Exactly retype the lines from the top of the data through the line containing "import * as d3 from 'd3';", leaving out every picture.

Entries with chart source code

begin

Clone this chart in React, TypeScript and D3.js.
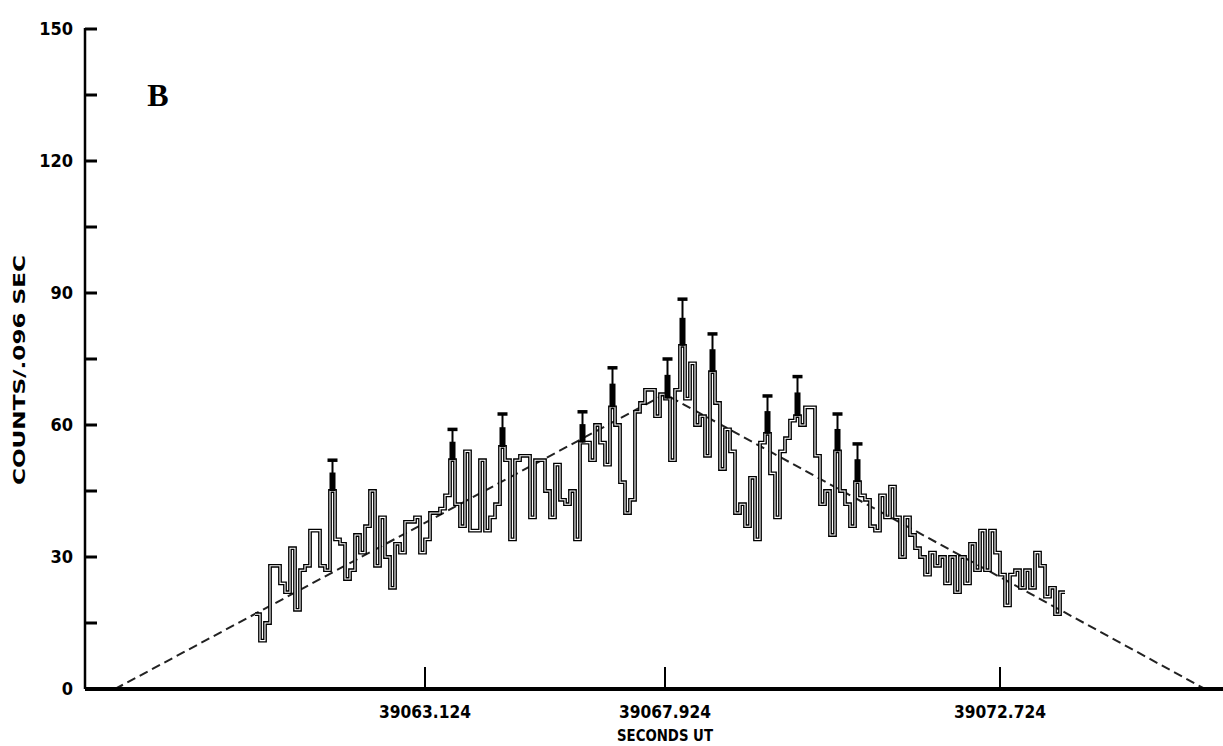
import React from 'react';
import * as d3 from 'd3';

// counts per 0.096 s bin left to right
const counts = [
  17, 11, 15, 28, 28, 24, 22, 32, 18, 27, 28, 36, 36, 28, 27, 45, 34, 33, 25, 27,
  35, 31, 37, 45, 28, 39, 30, 23, 33, 31, 38, 38, 39, 31, 34, 40, 40, 41, 44, 52,
  42, 37, 54, 36, 36, 52, 36, 39, 42, 55, 52, 34, 52, 53, 53, 39, 52, 52, 45, 39,
  51, 43, 42, 45, 34, 56, 56, 52, 60, 56, 51, 64, 60, 47, 40, 43, 63, 65, 68, 68,
  62, 67, 66, 52, 68, 78, 66, 74, 60, 62, 53, 72, 65, 50, 59, 54, 40, 42, 37, 48,
  34, 56, 58, 49, 39, 54, 57, 61, 62, 60, 64, 64, 53, 42, 45, 35, 54, 45, 42, 37,
  47, 44, 43, 37, 36, 44, 39, 46, 39, 30, 39, 35, 32, 30, 26, 31, 28, 30, 24, 30,
  22, 30, 24, 33, 27, 36, 27, 36, 31, 26, 19, 26, 27, 23, 27, 23, 31, 28, 21, 23,
  17, 22,
];

// error bars: bin index and top of the bar
const errBins = [15, 39, 49, 65, 71, 82, 85, 91, 102, 108, 116, 120];
const errTops = [52, 59, 62.5, 63, 73, 75, 88.6, 80.7, 66.6, 71, 62.5, 55.7];

// dashed triangle fit (bin position, counts)
const fitBins = [-28, 82, 190];
const fitCounts = [0, 67, 0];

// x ticks (bin position + label)
const xTickBins = [34, 82, 149];
const xTickLabels = ['39063.124', '39067.924', '39072.724'];

const yTicks = [0, 15, 30, 45, 60, 75, 90, 105, 120, 135, 150];
const yTickLabels = ['0', '', '30', '', '60', '', '90', '', '120', '', '150'];

const W = 1223;
const H = 746;
const font = "'DejaVu Sans Condensed', 'DejaVu Sans', sans-serif";

const App = () => {
  const x = d3.scaleLinear().domain([-34, 193.6]).range([85, 1223]);
  const y = d3.scaleLinear().domain([0, 150]).range([689, 29]);

  const stepPts: [number, number][] = counts.map((c, i) => [i, c]);
  stepPts.push([counts.length, counts[counts.length - 1]]);
  const step = d3
    .line<[number, number]>()
    .x((d) => x(d[0]))
    .y((d) => y(d[1]))
    .curve(d3.curveStepAfter);

  const fitLine = d3
    .line<number>()
    .x((d) => x(fitBins[d]))
    .y((d) => y(fitCounts[d]));

  const histD = step(stepPts) || '';

  return (
    <svg
      width={W}
      height={H}
      style={{ position: 'absolute', left: 0, top: 0, background: '#fff' }}
    >
      {/* dashed fit */}
      <path
        d={fitLine(d3.range(fitBins.length)) || ''}
        fill="none"
        stroke="#222"
        strokeWidth={2}
        strokeDasharray="9 5"
      />

      {/* histogram, drawn hollow like the scanned ink */}
      <path d={histD} fill="none" stroke="#000" strokeWidth={3.8} />
      <path d={histD} fill="none" stroke="#fff" strokeWidth={1.1} />

      {/* error bars */}
      {errBins.map((b, i) => {
        const cx = x(b + 0.5);
        const v = counts[b];
        const top = errTops[i];
        const mid = v + (top - v) * 0.6;
        return (
          <g key={'e' + i}>
            <line x1={cx} x2={cx} y1={y(v)} y2={y(top)} stroke="#000" strokeWidth={2} />
            <rect x={cx - 3} width={6} y={y(mid)} height={y(v) - y(mid)} fill="#000" />
            <line x1={cx - 5} x2={cx + 5} y1={y(top)} y2={y(top)} stroke="#000" strokeWidth={3.5} />
          </g>
        );
      })}

      {/* y axis */}
      <line x1={x(-34)} x2={x(-34)} y1={y(150) - 1} y2={y(0)} stroke="#000" strokeWidth={2.5} />
      {yTicks.map((t, i) => (
        <g key={'y' + t}>
          <line x1={x(-34)} x2={x(-34) + 12} y1={y(t)} y2={y(t)} stroke="#000" strokeWidth={3} />
          {yTickLabels[i] && (
            <text
              x={73}
              y={y(t)}
              dy="0.36em"
              textAnchor="end"
              fontFamily={font}
              fontWeight="bold"
              fontSize={18}
            >
              {yTickLabels[i]}
            </text>
          )}
        </g>
      ))}

      {/* x axis */}
      <line x1={x(-34)} x2={W} y1={y(0)} y2={y(0)} stroke="#000" strokeWidth={4} />
      {xTickBins.map((b, i) => (
        <g key={'x' + i}>
          <line x1={x(b)} x2={x(b)} y1={y(0) - 22} y2={y(0)} stroke="#000" strokeWidth={2} />
          <text
            x={x(b)}
            y={718}
            textAnchor="middle"
            fontFamily={font}
            fontWeight="bold"
            fontSize={18}
            textLength={92}
            lengthAdjust="spacingAndGlyphs"
          >
            {xTickLabels[i]}
          </text>
        </g>
      ))}

      <text
        x={x(82)}
        y={741}
        textAnchor="middle"
        fontFamily={font}
        fontWeight="bold"
        fontSize={16}
        textLength={96}
        lengthAdjust="spacingAndGlyphs"
      >
        SECONDS UT
      </text>

      <text
        transform="translate(25,370) rotate(-90)"
        textAnchor="middle"
        fontFamily={font}
        fontWeight="bold"
        fontSize={15}
        textLength={230}
        lengthAdjust="spacingAndGlyphs"
      >
        COUNTS/.096 SEC
      </text>

      <text
        x={158}
        y={106}
        textAnchor="middle"
        fontFamily="'Liberation Serif', serif"
        fontWeight="bold"
        fontSize={32}
      >
        B
      </text>
    </svg>
  );
};

export default App;
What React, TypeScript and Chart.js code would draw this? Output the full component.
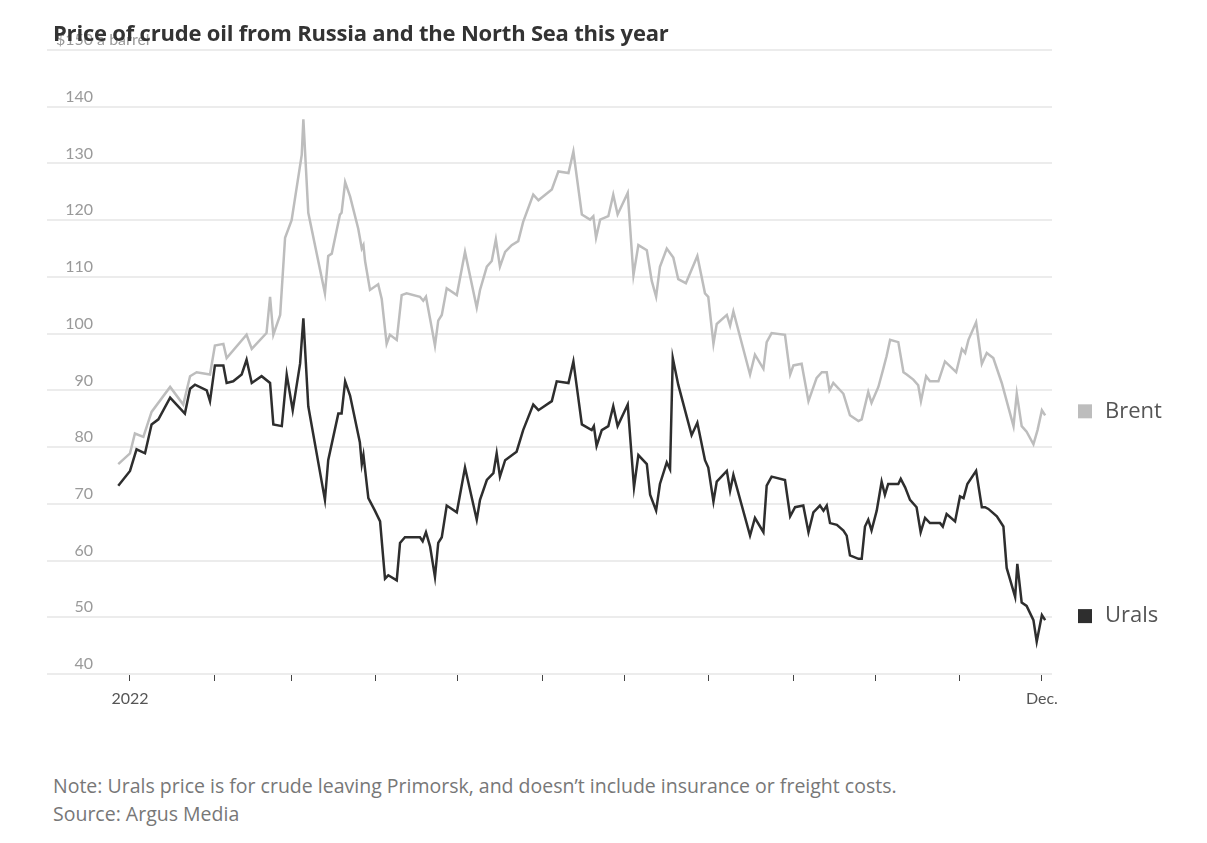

end

_FULL OUTPUT_
Clone this chart in React, TypeScript and D3.js.
import React from 'react';
import * as d3 from 'd3';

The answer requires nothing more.